Speaking generally and not of this case, the “Supreme Court says impasse is not the end of bargaining, [but is] a device to advance the relationship,” says Mr. LeRoy. “That's what's going on – a way of redefining the relationship. It appears at the moment to be perilous and fraught with a doomsday atmosphere, but the big picture is, it's about altering the relationship.”

Owners stuck in

The owners are determined to alter the relationship. Of the NFL’s $9 billion in revenues, the owners get $1 billion to “grow the game” and the remaining pot is split between the players (57 percent) and the owners (43 percent). The owners want another billion dollars taken out of the pot they split with the players.

They’ve offered to expand the regular season from 16 to 18 games – growing overall revenue so that players notice no hit to their paychecks. Players complain of an increased risk of injury and the prospect of doing more work for the same money. Owners also want a rookie wage scale, among other concessions.

In some respects, the owners are well positioned to stay firm until the players buckle. Anticipating a lockout, the owners negotiated TV deals that ensured that they will be paid $4 billion even if no games are played.

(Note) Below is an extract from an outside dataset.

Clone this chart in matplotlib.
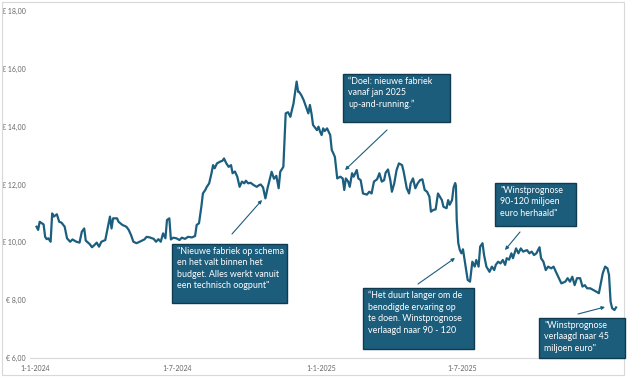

Yet the players are also challenging that agreement. If a federal judge rules in their favor and issues an injunction against the owners receiving that money, the decision could change the entire course of the lockout.

Any of the legal maneuverings could yield a deal. A similar antitrust lawsuit by the players in 1993 led to a new labor agreement. Short of that, public pressure will continue to mount until games begin to fall off the calendar.

“If history is the guide, the real crunch time is the start of the season and about five or six weeks in,” says LeRoy. “That's when it's fish or cut bait for having a season.”